# Virtualbox XP Dedicated NIC



## danaeckel (Feb 4, 2013)

Hello BSD users,
   I have a question that I wasn't sure where to place it. I looked around on the net, and couldn't find what key words to enter to find the results I am looking for.
  Ok, I have purchased a program called Playon which at this moment only runs on Windows, so now I have to keep that machine running as well. For those who don't know Playon is a DLNA service that connects to the internet for TV shows. So my PS3 can watch CBS.com, Hulu standard, etc...
   Anyways I would like to remove this software and place it on a Virtualbox running XP, and I was thinking of assigning a dedicated network card to virtualbox. I am wondering what the best way to rout the internet to the virtual XP. Right now on my server I already have one Nic assigned to the internet, and another nic that faces the network.

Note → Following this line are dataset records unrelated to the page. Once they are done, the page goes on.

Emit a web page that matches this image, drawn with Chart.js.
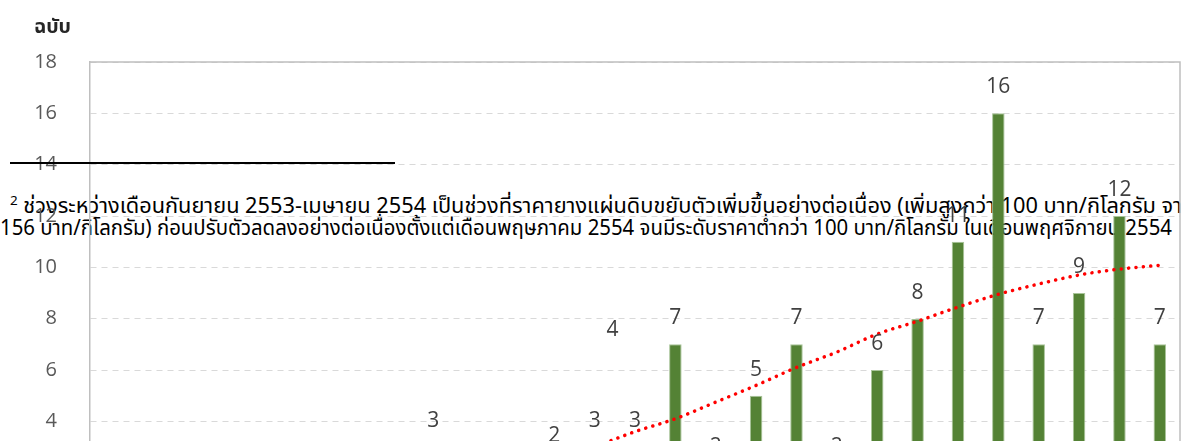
<!DOCTYPE html>
<html lang="th">
<head>
<meta charset="utf-8">
<script src="https://cdn.jsdelivr.net/npm/chart.js@4.4.1/dist/chart.umd.min.js"></script>
<style>
  html, body { margin: 0; padding: 0; background: #fff; overflow: hidden; }
  #wrap { position: relative; width: 1182px; height: 441px; overflow: hidden; }
  #rule { position: absolute; left: 10px; top: 162px; width: 385px; height: 2px; background: #000; z-index: 2; }
  .note { position: absolute; white-space: nowrap; font-size: 21px; line-height: 29px; color: #000;
          font-family: "Noto Sans Thai", Tahoma, "Noto Sans", sans-serif; transform-origin: 0 0; }
  .note sup { font-size: 13px; vertical-align: 8px; line-height: 0; }
  #note1 { left: 10px; top: 192px; }
  #note2 { left: 0px; top: 214px; }
  #chartBox { position: absolute; left: 0; top: 0; z-index: 1; }
</style>
</head>
<body>
<div id="wrap">
  <div id="rule"></div>
  <div class="note" id="note1"><sup>2</sup> ช่วงระหว่างเดือนกันยายน 2553-เมษายน 2554 เป็นช่วงที่ราคายางแผ่นดิบขยับตัวเพิ่มขึ้นอย่างต่อเนื่อง (เพิ่มสูงกว่า 100 บาท/กิโลกรัม จาก</div>
  <div class="note" id="note2">156 บาท/กิโลกรัม) ก่อนปรับตัวลดลงอย่างต่อเนื่องตั้งแต่เดือนพฤษภาคม 2554 จนมีระดับราคาต่ำกว่า 100 บาท/กิโลกรัม ในเดือนพฤศจิกายน 2554</div>
  <canvas id="chartBox" width="1182" height="569"></canvas>
</div>
<script>
// ข้อมูล (จำนวนฉบับต่อช่วง) - ส่วนล่างของกราฟถูกตัดออก ค่าต้นๆ เป็นค่าประมาณ
const periods = ['1', '2', '3', '4', '5', '6', '7', '8', '9', '10', '11', '12', '13', '14',
                 '15', '16', '17', '18', '19', '20', '21', '22', '23', '24', '25', '26', '27'];
const counts = [1, 0, 1, 1, 0, 1, 1, 0, 3, 1, 1, 2, 3, 3,
                7, 2, 5, 7, 2, 6, 8, 11, 16, 7, 9, 12, 7];
const trend = [null, null, null, null, null, null, null, null, null, 1.1, 1.75, 2.4, 3.0, 3.6,
               4.1, 4.75, 5.4, 6.1, 6.7, 7.4, 7.9, 8.45, 8.95, 9.35, 9.7, 9.93, 10.08];
const yTicks = [0, 2, 4, 6, 8, 10, 12, 14, 16, 18];
const unitLabel = 'ฉบับ';

// ป้ายที่ถูกย้ายตำแหน่งในกราฟต้นฉบับ
const labelShift = { 11: -11 };
const extraLabels = [{ text: '4', at: 12.44, level: 6.53 }];

// ปรับความกว้างข้อความให้เท่าต้นฉบับ
function fitWidth(id, w) {
  const el = document.getElementById(id);
  el.style.transform = 'scaleX(' + (w / el.getBoundingClientRect().width) + ')';
}
fitWidth('note1', 1185);
fitWidth('note2', 1172);

const frame = {
  id: 'frame',
  beforeDatasetsDraw(chart) {
    const a = chart.chartArea, ctx = chart.ctx;
    ctx.save();
    ctx.strokeStyle = '#bfbfbf';
    ctx.lineWidth = 1.5;
    ctx.beginPath();
    ctx.moveTo(a.left, a.top);
    ctx.lineTo(a.right, a.top);
    ctx.lineTo(a.right, a.bottom);
    ctx.stroke();
    // ชื่อหน่วยแกน y
    ctx.font = 'bold 19px "Noto Sans Thai", Tahoma, "Noto Sans", sans-serif';
    ctx.fillStyle = '#262626';
    ctx.textAlign = 'left';
    ctx.textBaseline = 'alphabetic';
    const w = ctx.measureText(unitLabel).width;
    ctx.translate(34, 33);
    ctx.scale(37 / w, 1);
    ctx.fillText(unitLabel, 0, 0);
    ctx.restore();
  }
};

const barLabels = {
  id: 'barLabels',
  afterDatasetsDraw(chart) {
    const ctx = chart.ctx;
    const meta = chart.getDatasetMeta(1);
    ctx.save();
    ctx.font = '21px "Open Sans"';
    ctx.fillStyle = '#404040';
    ctx.textAlign = 'center';
    ctx.textBaseline = 'alphabetic';
    meta.data.forEach((bar, i) => {
      ctx.fillText(String(counts[i]), bar.x, bar.y - 20 + (labelShift[i] || 0));
    });
    extraLabels.forEach(l => {
      const x = chart.scales.x.getPixelForValue(l.at);
      const y = chart.scales.y.getPixelForValue(l.level);
      ctx.fillText(l.text, x, y - 20);
    });
    ctx.restore();
  }
};

new Chart(document.getElementById('chartBox'), {
  data: {
    labels: periods,
    datasets: [{
      type: 'line',
      data: trend,
      borderColor: '#ff0000',
      borderWidth: 3.5,
      borderDash: [0.1, 7.3],
      borderCapStyle: 'round',
      pointRadius: 0,
      cubicInterpolationMode: 'monotone',
      order: 0
    }, {
      type: 'bar',
      data: counts,
      backgroundColor: '#548235',
      borderColor: '#a8c499',
      borderWidth: 1,
      barPercentage: 0.31,
      categoryPercentage: 1,
      order: 1
    }]
  },
  options: {
    responsive: false,
    animation: false,
    // ขอบล่างถูกกำหนดโดย padding ของป้ายแกน y (ประมาณ 45px)
    layout: { padding: { left: 0, right: 2, top: 62, bottom: 0 } },
    plugins: { legend: { display: false }, tooltip: { enabled: false } },
    scales: {
      x: { display: false, offset: true },
      y: {
        min: 0, max: 18,
        afterBuildTicks: s => { s.ticks = yTicks.map(v => ({ value: v })); },
        afterFit: s => { s.width = 90; },
        ticks: { color: '#595959', font: { size: 20, family: 'Open Sans' }, padding: 33 },
        grid: { color: '#d9d9d9', lineWidth: 1, drawTicks: false },
        border: { color: '#bfbfbf', width: 1.5, dash: [6, 5] }
      }
    }
  },
  plugins: [frame, barLabels]
});
</script>
</body>
</html>
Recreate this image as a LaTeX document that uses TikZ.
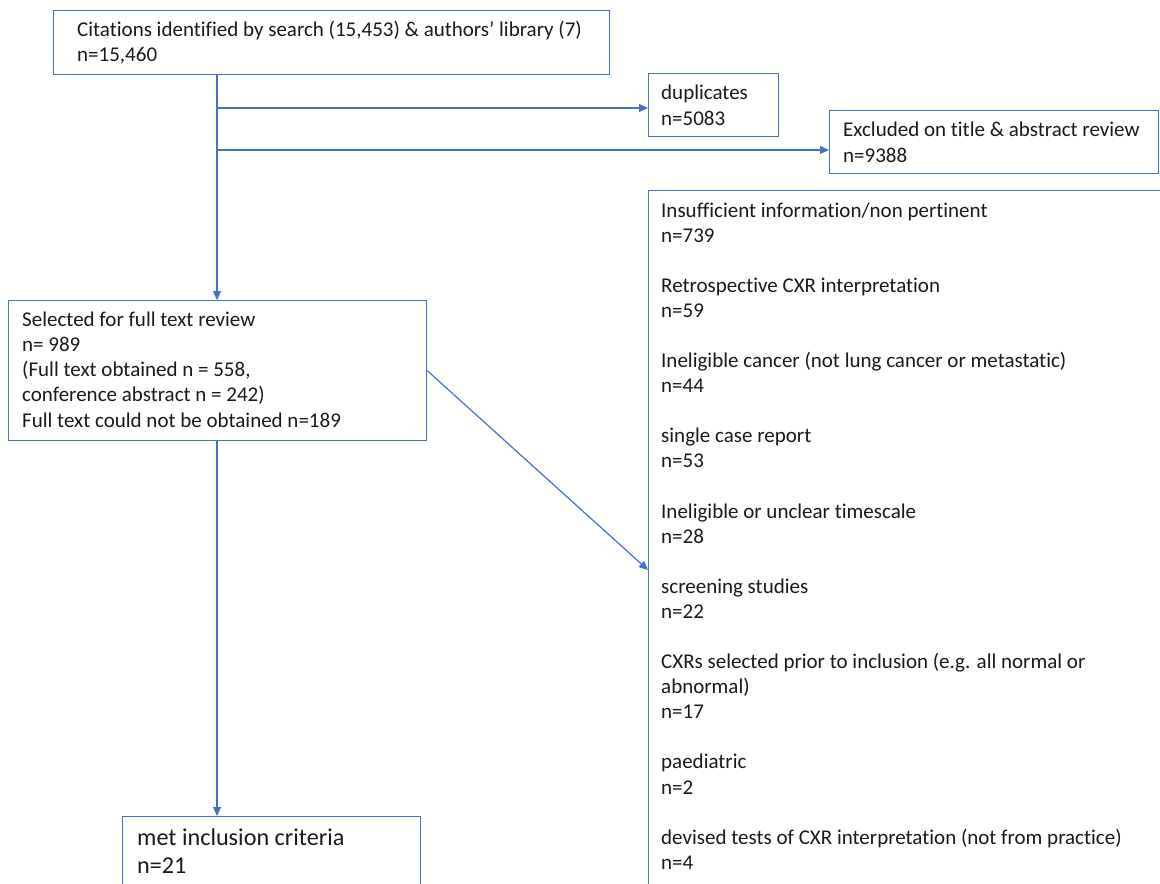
\documentclass[tikz,border=0pt]{standalone}
\usepackage{fontspec}
\setmainfont{Carlito}[Ligatures=NoCommon]
\usetikzlibrary{arrows.meta}
\definecolor{wblue}{HTML}{4472C4}
\definecolor{wtext}{HTML}{1A1A1A}
\tikzset{
  box/.style={draw=wblue, line width=1.2pt, rectangle, inner sep=0pt, anchor=north west, fill=none},
  txt/.style={anchor=north west, inner sep=0pt, align=left, text=wtext, font=\fontsize{21}{25.08}\selectfont},
  bigtxt/.style={anchor=north west, inner sep=0pt, align=left, text=wtext, font=\fontsize{24.2}{27.8}\selectfont},
  arr/.style={draw=wblue, line width=1.2pt, -{Triangle[length=9pt,width=8pt]}},
}
\begin{document}
\begin{tikzpicture}[x=1pt,y=-1pt]
\useasboundingbox (0,0) rectangle (1160,884);
\clip (0,0) rectangle (1160,884);
\fill[white] (0,0) rectangle (1160,884);
% boxes
\node[box, minimum width=556pt, minimum height=64pt] (top) at (53,10) {};
\node[box, minimum width=130pt, minimum height=63pt] (dup) at (648,73) {};
\node[box, minimum width=329pt, minimum height=63pt] (exc) at (829,110) {};
\node[box, minimum width=600pt, minimum height=800pt] (big) at (648,190) {};
\node[box, minimum width=418pt, minimum height=140pt] (sel) at (8,300) {};
\node[box, minimum width=298pt, minimum height=120pt] (met) at (122,816) {};
% texts
\node[txt] (ttop) at (77,19) {\strut Citations identified by search (15,453) \& authors’ library (7)\\n=15,460};
\node[txt] (tdup) at (661,82.2) {\strut duplicates\\n=5083};
\node[txt] (texc) at (843,119.2) {\strut Excluded on title \& abstract review\\n=9388};
\node[txt] (tbig) at (661,199.4) {\strut Insufficient information/non pertinent\\n=739\\[25.08pt]Retrospective CXR interpretation\\n=59\\[25.08pt]Ineligible cancer (not lung cancer or metastatic)\\n=44\\[25.08pt]single case report\\n=53\\[25.08pt]Ineligible or unclear timescale\\n=28\\[25.08pt]screening studies\\n=22\\[25.08pt]CXRs selected prior to inclusion (e.g. all normal or\\abnormal)\\n=17\\[25.08pt]paediatric\\n=2\\[25.08pt]devised tests of CXR interpretation (not from practice)\\n=4};
\node[txt, font=\fontsize{21}{25.25}\selectfont] (tsel) at (22,308.2) {\strut Selected for full text review\\n= 989\\(Full text obtained n = 558,\\conference abstract n = 242)\\Full text could not be obtained n=189};
\node[bigtxt] (tmet) at (137,826) {\strut met inclusion criteria\\n=21};
% connectors
\coordinate (v) at (217,0);
\coordinate (b1) at (217,108);
\coordinate (b2) at (217,150);
\coordinate (d2) at (0,570);
\draw[arr] (top.south -| v) -- (sel.north -| v);
\draw[arr] (b1) -- (b1 -| dup.west);
\draw[arr] (b2) -- (b2 -| exc.west);
\draw[arr] (sel.south -| v) -- (met.north -| v);
\draw[arr] (sel.east) -- (big.west |- d2);
\end{tikzpicture}
\end{document}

Thanks for any guidance you may offer.

Dana


----------



## wblock@ (Feb 4, 2013)

Are you low on bandwidth between the VM host and the server?  Setting a VM guest to use the host's card in bridged mode is about as real as it gets.  Adding another card should work, but may not be worthwhile.


----------



## danaeckel (Feb 4, 2013)

Well, I'm not for sure if I am reading this right or not, but I will answer best I can.
The host is on the server itself. The server serves at DHCP/DNS/Files and other stuff, now I'm planning to run virtualbox as a service, and I read how much a VM can use up a network card, I thought it would be best to give it a dedicated NIC so it wouldn't slow down the rest of the network.


----------



## wblock@ (Feb 4, 2013)

I can't tell whether "use up" means bandwidth or maybe contention between a VM and the host.  The practical approach is to try bridged mode with the existing card and see if there is a problem.  Please give a link or describe the concern in more detail.


----------